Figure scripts
== == ==

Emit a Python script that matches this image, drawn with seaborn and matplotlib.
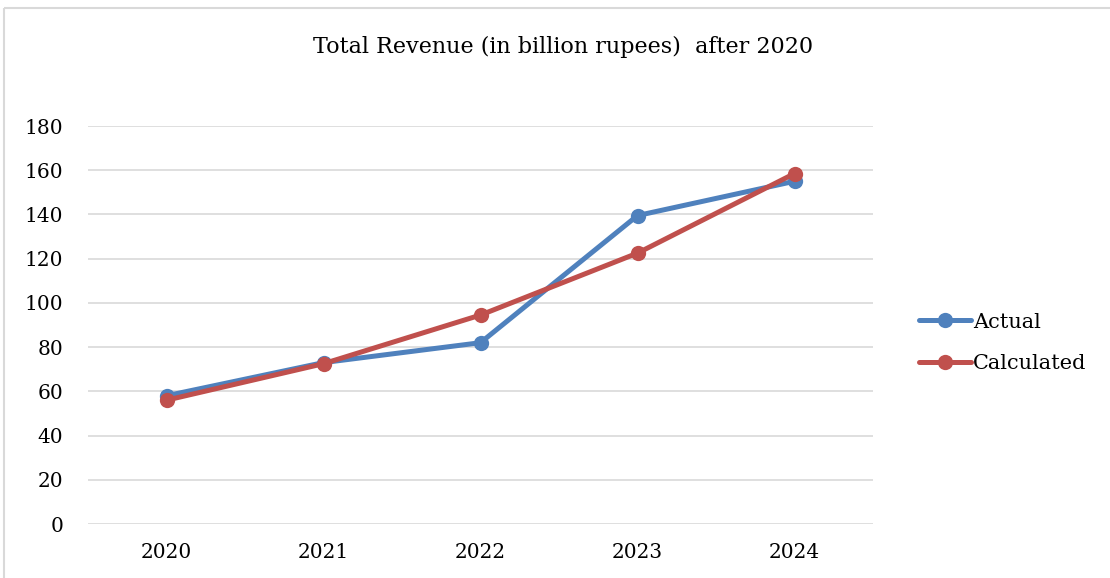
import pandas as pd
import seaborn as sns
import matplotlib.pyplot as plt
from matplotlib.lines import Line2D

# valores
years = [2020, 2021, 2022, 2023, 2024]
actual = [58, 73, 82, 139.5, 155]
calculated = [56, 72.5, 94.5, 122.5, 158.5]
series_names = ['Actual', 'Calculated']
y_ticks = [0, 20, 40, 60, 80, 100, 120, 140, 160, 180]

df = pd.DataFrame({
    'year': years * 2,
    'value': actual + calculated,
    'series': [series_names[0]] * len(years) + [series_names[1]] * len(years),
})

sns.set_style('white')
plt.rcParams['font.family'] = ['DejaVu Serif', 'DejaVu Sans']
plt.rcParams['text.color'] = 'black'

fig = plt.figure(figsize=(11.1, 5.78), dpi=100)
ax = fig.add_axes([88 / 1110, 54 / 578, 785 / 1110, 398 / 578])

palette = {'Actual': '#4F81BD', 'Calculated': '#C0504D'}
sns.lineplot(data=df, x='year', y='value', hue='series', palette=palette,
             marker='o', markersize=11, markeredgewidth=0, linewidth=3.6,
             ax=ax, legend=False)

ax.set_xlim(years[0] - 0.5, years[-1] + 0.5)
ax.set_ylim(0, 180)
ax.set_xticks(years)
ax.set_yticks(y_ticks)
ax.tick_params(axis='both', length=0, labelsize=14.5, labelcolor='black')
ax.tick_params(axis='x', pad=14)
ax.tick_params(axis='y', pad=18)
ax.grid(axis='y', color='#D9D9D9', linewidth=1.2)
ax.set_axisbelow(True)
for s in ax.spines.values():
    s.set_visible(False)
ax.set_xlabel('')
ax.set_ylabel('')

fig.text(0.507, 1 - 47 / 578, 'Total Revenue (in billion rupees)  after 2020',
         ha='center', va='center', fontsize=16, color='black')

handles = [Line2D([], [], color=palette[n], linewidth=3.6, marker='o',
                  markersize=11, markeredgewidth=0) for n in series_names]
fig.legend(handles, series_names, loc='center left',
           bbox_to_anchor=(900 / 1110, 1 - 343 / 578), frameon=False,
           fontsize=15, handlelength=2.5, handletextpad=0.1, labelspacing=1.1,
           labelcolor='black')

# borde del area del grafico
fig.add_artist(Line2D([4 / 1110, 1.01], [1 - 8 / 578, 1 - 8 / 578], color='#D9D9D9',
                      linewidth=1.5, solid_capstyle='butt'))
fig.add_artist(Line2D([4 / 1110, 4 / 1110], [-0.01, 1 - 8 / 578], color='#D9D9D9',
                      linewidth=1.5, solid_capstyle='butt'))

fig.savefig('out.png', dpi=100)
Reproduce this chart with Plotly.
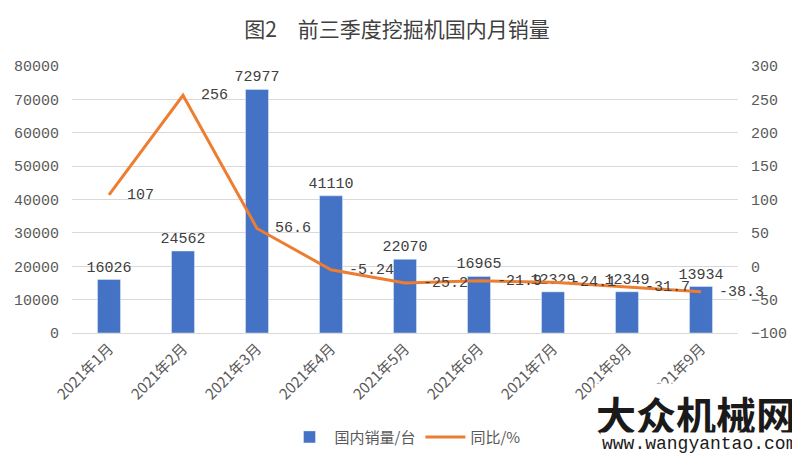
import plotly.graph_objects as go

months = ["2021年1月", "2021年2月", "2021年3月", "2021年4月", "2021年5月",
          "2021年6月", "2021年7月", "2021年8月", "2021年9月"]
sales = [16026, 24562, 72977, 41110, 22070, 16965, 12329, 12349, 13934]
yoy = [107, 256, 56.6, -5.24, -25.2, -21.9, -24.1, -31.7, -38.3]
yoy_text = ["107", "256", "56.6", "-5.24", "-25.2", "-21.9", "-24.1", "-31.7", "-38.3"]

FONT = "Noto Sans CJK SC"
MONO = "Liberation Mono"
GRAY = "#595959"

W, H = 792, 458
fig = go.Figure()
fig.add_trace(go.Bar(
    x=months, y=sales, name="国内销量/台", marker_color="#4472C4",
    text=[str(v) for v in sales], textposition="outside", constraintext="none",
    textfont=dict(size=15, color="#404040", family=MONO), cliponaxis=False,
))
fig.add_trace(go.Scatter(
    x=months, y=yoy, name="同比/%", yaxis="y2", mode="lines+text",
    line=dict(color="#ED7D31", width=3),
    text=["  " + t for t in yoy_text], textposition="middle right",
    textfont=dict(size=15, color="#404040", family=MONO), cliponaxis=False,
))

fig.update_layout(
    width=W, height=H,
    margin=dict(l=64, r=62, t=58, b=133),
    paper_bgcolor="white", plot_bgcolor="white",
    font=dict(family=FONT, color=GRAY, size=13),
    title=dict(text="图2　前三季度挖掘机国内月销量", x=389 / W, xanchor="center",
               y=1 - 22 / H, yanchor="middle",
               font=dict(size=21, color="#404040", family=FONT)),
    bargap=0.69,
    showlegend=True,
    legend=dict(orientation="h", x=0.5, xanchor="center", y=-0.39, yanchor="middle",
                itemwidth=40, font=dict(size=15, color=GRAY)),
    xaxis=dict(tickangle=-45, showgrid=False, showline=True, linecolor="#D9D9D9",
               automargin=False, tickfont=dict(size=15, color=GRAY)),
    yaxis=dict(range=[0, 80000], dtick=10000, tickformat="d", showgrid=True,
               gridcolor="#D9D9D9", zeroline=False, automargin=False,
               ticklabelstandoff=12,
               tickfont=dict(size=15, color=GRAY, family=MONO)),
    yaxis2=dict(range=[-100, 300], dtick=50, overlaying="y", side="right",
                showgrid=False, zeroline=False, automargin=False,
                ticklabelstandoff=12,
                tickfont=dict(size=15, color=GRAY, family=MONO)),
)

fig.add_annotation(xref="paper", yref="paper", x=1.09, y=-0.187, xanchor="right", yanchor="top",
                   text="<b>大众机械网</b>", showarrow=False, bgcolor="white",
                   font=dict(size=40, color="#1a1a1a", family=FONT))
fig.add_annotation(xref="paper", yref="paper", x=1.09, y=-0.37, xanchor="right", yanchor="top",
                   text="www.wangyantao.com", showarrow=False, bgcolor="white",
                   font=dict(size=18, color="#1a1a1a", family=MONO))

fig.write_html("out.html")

== == ==

**Exercise goal:**
Each entry should be repeated exactly as it appears; the pictures stay out.

**Written reply:**
Emit a Python script that matches this image, drawn with seaborn and matplotlib.
import pandas as pd
import seaborn as sns
import matplotlib.pyplot as plt
from matplotlib.lines import Line2D

# valores
years = [2020, 2021, 2022, 2023, 2024]
actual = [58, 73, 82, 139.5, 155]
calculated = [56, 72.5, 94.5, 122.5, 158.5]
series_names = ['Actual', 'Calculated']
y_ticks = [0, 20, 40, 60, 80, 100, 120, 140, 160, 180]

df = pd.DataFrame({
    'year': years * 2,
    'value': actual + calculated,
    'series': [series_names[0]] * len(years) + [series_names[1]] * len(years),
})

sns.set_style('white')
plt.rcParams['font.family'] = ['DejaVu Serif', 'DejaVu Sans']
plt.rcParams['text.color'] = 'black'

fig = plt.figure(figsize=(11.1, 5.78), dpi=100)
ax = fig.add_axes([88 / 1110, 54 / 578, 785 / 1110, 398 / 578])

palette = {'Actual': '#4F81BD', 'Calculated': '#C0504D'}
sns.lineplot(data=df, x='year', y='value', hue='series', palette=palette,
             marker='o', markersize=11, markeredgewidth=0, linewidth=3.6,
             ax=ax, legend=False)

ax.set_xlim(years[0] - 0.5, years[-1] + 0.5)
ax.set_ylim(0, 180)
ax.set_xticks(years)
ax.set_yticks(y_ticks)
ax.tick_params(axis='both', length=0, labelsize=14.5, labelcolor='black')
ax.tick_params(axis='x', pad=14)
ax.tick_params(axis='y', pad=18)
ax.grid(axis='y', color='#D9D9D9', linewidth=1.2)
ax.set_axisbelow(True)
for s in ax.spines.values():
    s.set_visible(False)
ax.set_xlabel('')
ax.set_ylabel('')

fig.text(0.507, 1 - 47 / 578, 'Total Revenue (in billion rupees)  after 2020',
         ha='center', va='center', fontsize=16, color='black')

handles = [Line2D([], [], color=palette[n], linewidth=3.6, marker='o',
                  markersize=11, markeredgewidth=0) for n in series_names]
fig.legend(handles, series_names, loc='center left',
           bbox_to_anchor=(900 / 1110, 1 - 343 / 578), frameon=False,
           fontsize=15, handlelength=2.5, handletextpad=0.1, labelspacing=1.1,
           labelcolor='black')

# borde del area del grafico
fig.add_artist(Line2D([4 / 1110, 1.01], [1 - 8 / 578, 1 - 8 / 578], color='#D9D9D9',
                      linewidth=1.5, solid_capstyle='butt'))
fig.add_artist(Line2D([4 / 1110, 4 / 1110], [-0.01, 1 - 8 / 578], color='#D9D9D9',
                      linewidth=1.5, solid_capstyle='butt'))

fig.savefig('out.png', dpi=100)
Reproduce this chart with Plotly.
import plotly.graph_objects as go

months = ["2021年1月", "2021年2月", "2021年3月", "2021年4月", "2021年5月",
          "2021年6月", "2021年7月", "2021年8月", "2021年9月"]
sales = [16026, 24562, 72977, 41110, 22070, 16965, 12329, 12349, 13934]
yoy = [107, 256, 56.6, -5.24, -25.2, -21.9, -24.1, -31.7, -38.3]
yoy_text = ["107", "256", "56.6", "-5.24", "-25.2", "-21.9", "-24.1", "-31.7", "-38.3"]

FONT = "Noto Sans CJK SC"
MONO = "Liberation Mono"
GRAY = "#595959"

W, H = 792, 458
fig = go.Figure()
fig.add_trace(go.Bar(
    x=months, y=sales, name="国内销量/台", marker_color="#4472C4",
    text=[str(v) for v in sales], textposition="outside", constraintext="none",
    textfont=dict(size=15, color="#404040", family=MONO), cliponaxis=False,
))
fig.add_trace(go.Scatter(
    x=months, y=yoy, name="同比/%", yaxis="y2", mode="lines+text",
    line=dict(color="#ED7D31", width=3),
    text=["  " + t for t in yoy_text], textposition="middle right",
    textfont=dict(size=15, color="#404040", family=MONO), cliponaxis=False,
))

fig.update_layout(
    width=W, height=H,
    margin=dict(l=64, r=62, t=58, b=133),
    paper_bgcolor="white", plot_bgcolor="white",
    font=dict(family=FONT, color=GRAY, size=13),
    title=dict(text="图2　前三季度挖掘机国内月销量", x=389 / W, xanchor="center",
               y=1 - 22 / H, yanchor="middle",
               font=dict(size=21, color="#404040", family=FONT)),
    bargap=0.69,
    showlegend=True,
    legend=dict(orientation="h", x=0.5, xanchor="center", y=-0.39, yanchor="middle",
                itemwidth=40, font=dict(size=15, color=GRAY)),
    xaxis=dict(tickangle=-45, showgrid=False, showline=True, linecolor="#D9D9D9",
               automargin=False, tickfont=dict(size=15, color=GRAY)),
    yaxis=dict(range=[0, 80000], dtick=10000, tickformat="d", showgrid=True,
               gridcolor="#D9D9D9", zeroline=False, automargin=False,
               ticklabelstandoff=12,
               tickfont=dict(size=15, color=GRAY, family=MONO)),
    yaxis2=dict(range=[-100, 300], dtick=50, overlaying="y", side="right",
                showgrid=False, zeroline=False, automargin=False,
                ticklabelstandoff=12,
                tickfont=dict(size=15, color=GRAY, family=MONO)),
)

fig.add_annotation(xref="paper", yref="paper", x=1.09, y=-0.187, xanchor="right", yanchor="top",
                   text="<b>大众机械网</b>", showarrow=False, bgcolor="white",
                   font=dict(size=40, color="#1a1a1a", family=FONT))
fig.add_annotation(xref="paper", yref="paper", x=1.09, y=-0.37, xanchor="right", yanchor="top",
                   text="www.wangyantao.com", showarrow=False, bgcolor="white",
                   font=dict(size=18, color="#1a1a1a", family=MONO))

fig.write_html("out.html")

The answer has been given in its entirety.